• _PROBLEM TO WORK ON_: Please return exactly the run of lines that begins with the line containing "Write a web" and ends with the line containing "const font = 'DejaVu Sans'", pictures excluded.

• _SUPPLIED MATERIAL_:
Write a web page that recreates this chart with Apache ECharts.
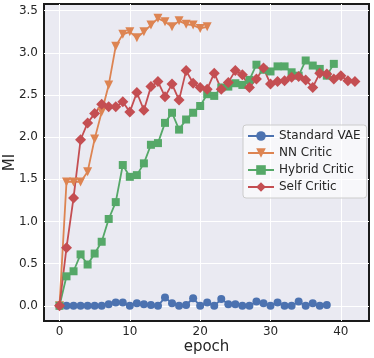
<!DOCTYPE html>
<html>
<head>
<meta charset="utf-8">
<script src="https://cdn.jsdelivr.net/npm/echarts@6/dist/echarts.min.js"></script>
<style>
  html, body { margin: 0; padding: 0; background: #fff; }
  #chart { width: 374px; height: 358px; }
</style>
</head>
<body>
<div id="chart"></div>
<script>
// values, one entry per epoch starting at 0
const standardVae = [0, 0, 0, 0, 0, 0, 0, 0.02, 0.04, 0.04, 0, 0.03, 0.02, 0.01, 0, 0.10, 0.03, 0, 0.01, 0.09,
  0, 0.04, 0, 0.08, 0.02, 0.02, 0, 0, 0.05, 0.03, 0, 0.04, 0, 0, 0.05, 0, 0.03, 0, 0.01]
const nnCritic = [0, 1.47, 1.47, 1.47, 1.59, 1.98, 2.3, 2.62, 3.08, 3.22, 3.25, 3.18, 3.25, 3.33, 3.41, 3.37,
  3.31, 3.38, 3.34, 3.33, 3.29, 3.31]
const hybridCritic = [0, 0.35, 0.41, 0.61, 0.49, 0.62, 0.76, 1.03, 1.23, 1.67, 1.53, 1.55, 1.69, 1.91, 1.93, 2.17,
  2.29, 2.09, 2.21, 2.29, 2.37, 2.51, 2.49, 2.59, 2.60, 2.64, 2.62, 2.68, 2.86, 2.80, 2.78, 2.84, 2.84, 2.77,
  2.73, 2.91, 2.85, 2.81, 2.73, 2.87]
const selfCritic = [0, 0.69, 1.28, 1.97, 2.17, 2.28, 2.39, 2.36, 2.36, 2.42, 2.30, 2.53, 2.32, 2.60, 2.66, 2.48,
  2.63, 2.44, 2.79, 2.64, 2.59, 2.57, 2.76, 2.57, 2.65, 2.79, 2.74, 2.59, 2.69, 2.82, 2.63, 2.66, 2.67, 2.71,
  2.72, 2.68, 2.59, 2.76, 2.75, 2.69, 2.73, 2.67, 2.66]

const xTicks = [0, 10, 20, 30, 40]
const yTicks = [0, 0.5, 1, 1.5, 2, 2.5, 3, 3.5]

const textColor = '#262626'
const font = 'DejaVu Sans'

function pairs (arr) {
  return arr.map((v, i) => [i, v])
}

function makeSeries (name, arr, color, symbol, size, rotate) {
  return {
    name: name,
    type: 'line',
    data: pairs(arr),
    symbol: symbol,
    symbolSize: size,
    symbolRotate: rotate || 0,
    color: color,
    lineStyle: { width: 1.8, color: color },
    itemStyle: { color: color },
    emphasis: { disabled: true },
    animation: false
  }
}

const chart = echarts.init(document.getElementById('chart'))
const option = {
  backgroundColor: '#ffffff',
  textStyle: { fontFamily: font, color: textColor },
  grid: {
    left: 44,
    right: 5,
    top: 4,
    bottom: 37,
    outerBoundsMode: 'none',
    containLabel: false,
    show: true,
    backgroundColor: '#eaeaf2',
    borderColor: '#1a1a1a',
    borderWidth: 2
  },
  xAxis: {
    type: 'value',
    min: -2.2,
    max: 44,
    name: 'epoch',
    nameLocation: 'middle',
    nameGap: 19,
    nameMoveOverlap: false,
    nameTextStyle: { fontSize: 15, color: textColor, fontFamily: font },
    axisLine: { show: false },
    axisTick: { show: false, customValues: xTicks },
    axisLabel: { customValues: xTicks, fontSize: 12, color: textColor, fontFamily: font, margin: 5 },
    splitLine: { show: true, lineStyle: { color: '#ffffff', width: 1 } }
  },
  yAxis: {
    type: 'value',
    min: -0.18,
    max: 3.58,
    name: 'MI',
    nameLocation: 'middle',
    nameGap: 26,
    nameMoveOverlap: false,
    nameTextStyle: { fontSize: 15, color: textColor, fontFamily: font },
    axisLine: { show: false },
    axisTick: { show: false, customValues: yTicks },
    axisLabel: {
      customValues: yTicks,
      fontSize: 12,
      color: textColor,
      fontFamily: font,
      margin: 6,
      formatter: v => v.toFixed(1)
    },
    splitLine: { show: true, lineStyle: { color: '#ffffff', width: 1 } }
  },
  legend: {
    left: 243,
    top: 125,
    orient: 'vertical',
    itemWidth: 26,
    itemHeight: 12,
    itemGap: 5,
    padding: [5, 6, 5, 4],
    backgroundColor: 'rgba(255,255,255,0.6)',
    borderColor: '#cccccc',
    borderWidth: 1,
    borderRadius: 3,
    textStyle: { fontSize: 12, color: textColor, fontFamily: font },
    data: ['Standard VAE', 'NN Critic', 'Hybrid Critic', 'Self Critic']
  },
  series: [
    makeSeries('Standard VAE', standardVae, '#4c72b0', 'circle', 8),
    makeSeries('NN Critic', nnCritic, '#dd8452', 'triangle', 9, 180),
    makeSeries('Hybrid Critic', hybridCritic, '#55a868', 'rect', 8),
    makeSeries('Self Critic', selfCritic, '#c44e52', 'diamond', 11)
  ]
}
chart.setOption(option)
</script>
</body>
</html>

--

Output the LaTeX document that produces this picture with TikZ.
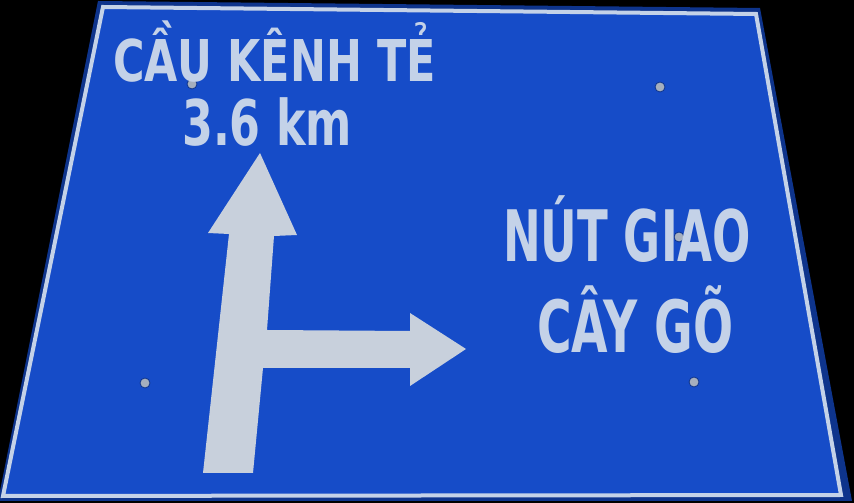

• _RESULT OF THE EXERCISE_:
Write a web page that recreates this chart with Apache ECharts.
<!DOCTYPE html>
<html>
<head>
<meta charset="utf-8">
<script src="https://cdn.jsdelivr.net/npm/echarts@6/dist/echarts.min.js"></script>
<style>
  html, body { margin: 0; padding: 0; background: #fff; }
  #chart { width: 374px; height: 358px; }
</style>
</head>
<body>
<div id="chart"></div>
<script>
// values, one entry per epoch starting at 0
const standardVae = [0, 0, 0, 0, 0, 0, 0, 0.02, 0.04, 0.04, 0, 0.03, 0.02, 0.01, 0, 0.10, 0.03, 0, 0.01, 0.09,
  0, 0.04, 0, 0.08, 0.02, 0.02, 0, 0, 0.05, 0.03, 0, 0.04, 0, 0, 0.05, 0, 0.03, 0, 0.01]
const nnCritic = [0, 1.47, 1.47, 1.47, 1.59, 1.98, 2.3, 2.62, 3.08, 3.22, 3.25, 3.18, 3.25, 3.33, 3.41, 3.37,
  3.31, 3.38, 3.34, 3.33, 3.29, 3.31]
const hybridCritic = [0, 0.35, 0.41, 0.61, 0.49, 0.62, 0.76, 1.03, 1.23, 1.67, 1.53, 1.55, 1.69, 1.91, 1.93, 2.17,
  2.29, 2.09, 2.21, 2.29, 2.37, 2.51, 2.49, 2.59, 2.60, 2.64, 2.62, 2.68, 2.86, 2.80, 2.78, 2.84, 2.84, 2.77,
  2.73, 2.91, 2.85, 2.81, 2.73, 2.87]
const selfCritic = [0, 0.69, 1.28, 1.97, 2.17, 2.28, 2.39, 2.36, 2.36, 2.42, 2.30, 2.53, 2.32, 2.60, 2.66, 2.48,
  2.63, 2.44, 2.79, 2.64, 2.59, 2.57, 2.76, 2.57, 2.65, 2.79, 2.74, 2.59, 2.69, 2.82, 2.63, 2.66, 2.67, 2.71,
  2.72, 2.68, 2.59, 2.76, 2.75, 2.69, 2.73, 2.67, 2.66]

const xTicks = [0, 10, 20, 30, 40]
const yTicks = [0, 0.5, 1, 1.5, 2, 2.5, 3, 3.5]

const textColor = '#262626'
const font = 'DejaVu Sans'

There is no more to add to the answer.